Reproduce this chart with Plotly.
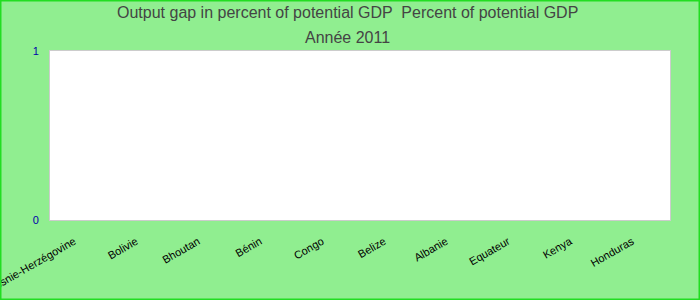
...
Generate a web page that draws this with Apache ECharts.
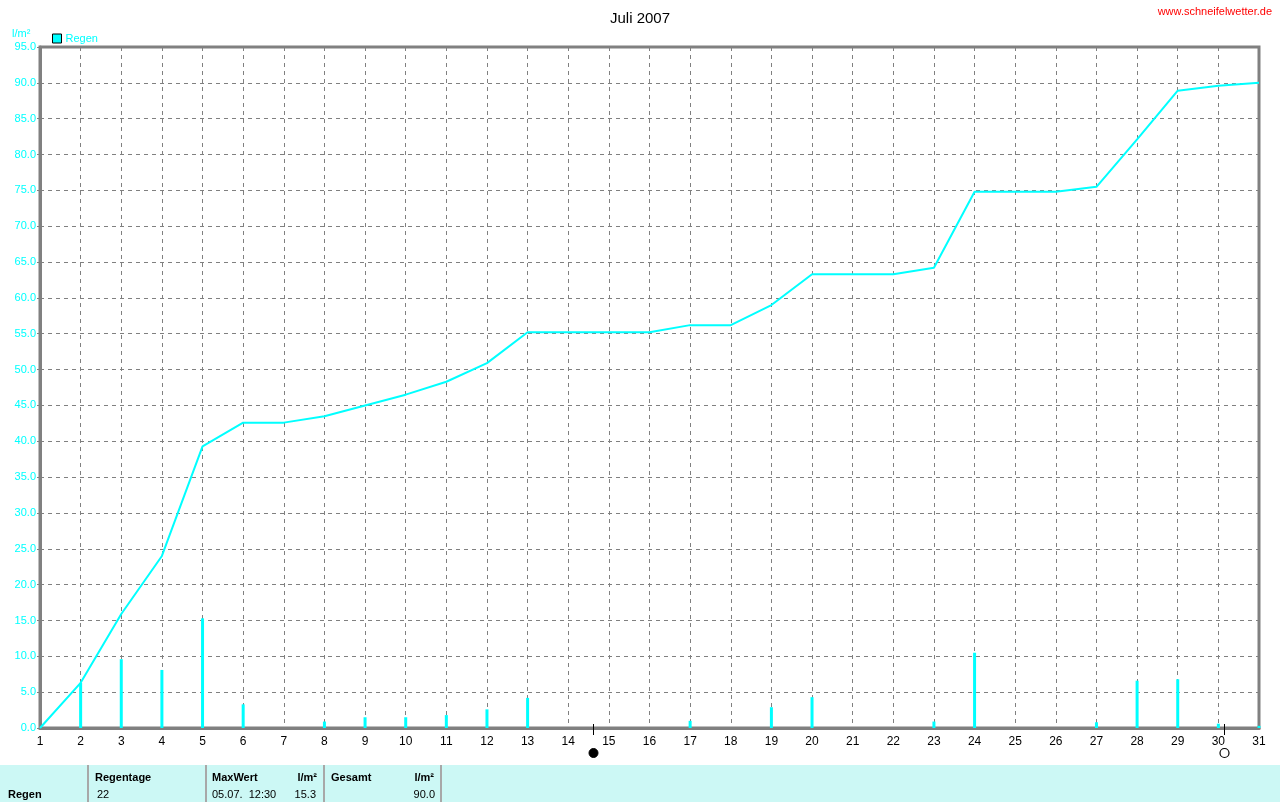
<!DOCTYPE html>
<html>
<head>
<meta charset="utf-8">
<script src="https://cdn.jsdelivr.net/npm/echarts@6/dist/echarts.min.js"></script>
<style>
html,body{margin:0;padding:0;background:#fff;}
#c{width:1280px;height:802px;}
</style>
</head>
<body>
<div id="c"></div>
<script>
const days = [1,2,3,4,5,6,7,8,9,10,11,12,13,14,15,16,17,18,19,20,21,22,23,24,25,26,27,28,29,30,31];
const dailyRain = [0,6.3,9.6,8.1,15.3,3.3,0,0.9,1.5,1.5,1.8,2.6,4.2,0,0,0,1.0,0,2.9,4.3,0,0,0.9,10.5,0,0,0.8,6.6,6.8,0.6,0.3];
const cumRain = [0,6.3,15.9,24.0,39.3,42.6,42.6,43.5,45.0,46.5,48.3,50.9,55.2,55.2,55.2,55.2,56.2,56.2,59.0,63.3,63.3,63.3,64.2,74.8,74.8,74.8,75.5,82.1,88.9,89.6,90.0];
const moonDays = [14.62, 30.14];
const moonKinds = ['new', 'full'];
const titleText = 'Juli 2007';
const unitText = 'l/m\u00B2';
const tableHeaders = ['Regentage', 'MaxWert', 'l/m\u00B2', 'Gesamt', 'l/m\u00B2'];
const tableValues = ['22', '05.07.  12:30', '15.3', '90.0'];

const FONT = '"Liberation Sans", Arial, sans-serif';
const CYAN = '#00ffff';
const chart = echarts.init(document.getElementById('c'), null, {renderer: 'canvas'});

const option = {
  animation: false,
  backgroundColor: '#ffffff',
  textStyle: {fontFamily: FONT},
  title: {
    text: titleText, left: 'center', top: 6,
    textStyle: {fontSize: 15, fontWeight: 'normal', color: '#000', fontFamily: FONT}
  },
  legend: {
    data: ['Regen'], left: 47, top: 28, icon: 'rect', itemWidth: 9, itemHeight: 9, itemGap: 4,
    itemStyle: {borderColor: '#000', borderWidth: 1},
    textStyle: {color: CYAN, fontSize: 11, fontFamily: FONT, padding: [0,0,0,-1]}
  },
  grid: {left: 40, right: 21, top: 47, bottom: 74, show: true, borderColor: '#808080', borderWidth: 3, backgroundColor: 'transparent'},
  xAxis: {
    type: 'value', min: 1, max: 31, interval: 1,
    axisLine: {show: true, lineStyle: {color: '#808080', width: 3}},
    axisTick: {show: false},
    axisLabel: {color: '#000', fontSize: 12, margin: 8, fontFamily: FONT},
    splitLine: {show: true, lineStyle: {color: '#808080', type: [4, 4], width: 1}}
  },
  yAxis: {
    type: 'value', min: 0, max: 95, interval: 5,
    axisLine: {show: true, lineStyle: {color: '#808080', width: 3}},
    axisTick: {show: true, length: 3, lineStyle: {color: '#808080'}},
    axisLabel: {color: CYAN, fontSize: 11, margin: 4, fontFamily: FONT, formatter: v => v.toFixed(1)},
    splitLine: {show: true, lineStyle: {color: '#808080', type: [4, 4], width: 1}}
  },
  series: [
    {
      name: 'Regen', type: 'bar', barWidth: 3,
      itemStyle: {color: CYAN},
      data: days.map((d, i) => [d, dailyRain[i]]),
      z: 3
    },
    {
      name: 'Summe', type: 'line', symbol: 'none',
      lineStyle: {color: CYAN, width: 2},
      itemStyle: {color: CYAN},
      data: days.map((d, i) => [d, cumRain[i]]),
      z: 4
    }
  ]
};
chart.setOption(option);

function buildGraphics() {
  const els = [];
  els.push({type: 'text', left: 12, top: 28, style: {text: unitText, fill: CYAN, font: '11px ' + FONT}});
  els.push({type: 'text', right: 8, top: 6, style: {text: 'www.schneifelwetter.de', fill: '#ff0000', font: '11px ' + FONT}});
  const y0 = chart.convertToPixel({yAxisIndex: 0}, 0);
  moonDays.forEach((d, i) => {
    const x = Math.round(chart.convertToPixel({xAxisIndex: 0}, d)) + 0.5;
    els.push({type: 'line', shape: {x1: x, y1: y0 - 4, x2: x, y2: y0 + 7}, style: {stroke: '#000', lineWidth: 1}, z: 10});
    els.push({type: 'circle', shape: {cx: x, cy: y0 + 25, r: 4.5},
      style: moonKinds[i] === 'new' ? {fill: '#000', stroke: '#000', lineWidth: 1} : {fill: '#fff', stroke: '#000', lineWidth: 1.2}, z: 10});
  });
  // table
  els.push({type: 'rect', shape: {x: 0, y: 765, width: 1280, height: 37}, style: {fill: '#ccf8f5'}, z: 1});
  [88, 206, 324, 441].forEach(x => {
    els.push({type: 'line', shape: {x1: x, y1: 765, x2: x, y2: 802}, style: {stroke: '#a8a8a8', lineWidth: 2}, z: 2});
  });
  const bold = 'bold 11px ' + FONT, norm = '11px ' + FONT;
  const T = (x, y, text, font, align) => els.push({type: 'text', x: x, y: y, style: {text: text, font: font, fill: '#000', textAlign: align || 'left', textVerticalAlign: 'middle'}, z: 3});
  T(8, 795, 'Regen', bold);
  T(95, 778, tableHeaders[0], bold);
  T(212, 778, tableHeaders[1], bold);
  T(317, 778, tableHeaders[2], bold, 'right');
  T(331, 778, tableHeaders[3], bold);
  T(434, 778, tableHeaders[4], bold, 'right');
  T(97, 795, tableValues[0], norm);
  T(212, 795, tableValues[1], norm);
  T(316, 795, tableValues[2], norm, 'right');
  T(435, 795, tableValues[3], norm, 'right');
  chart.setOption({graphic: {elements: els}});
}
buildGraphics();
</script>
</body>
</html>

## Set exercise
Copy, from the material above, each line in which the string "with" occurs.

## Written response
Reproduce this chart with Plotly.
Generate a web page that draws this with Apache ECharts.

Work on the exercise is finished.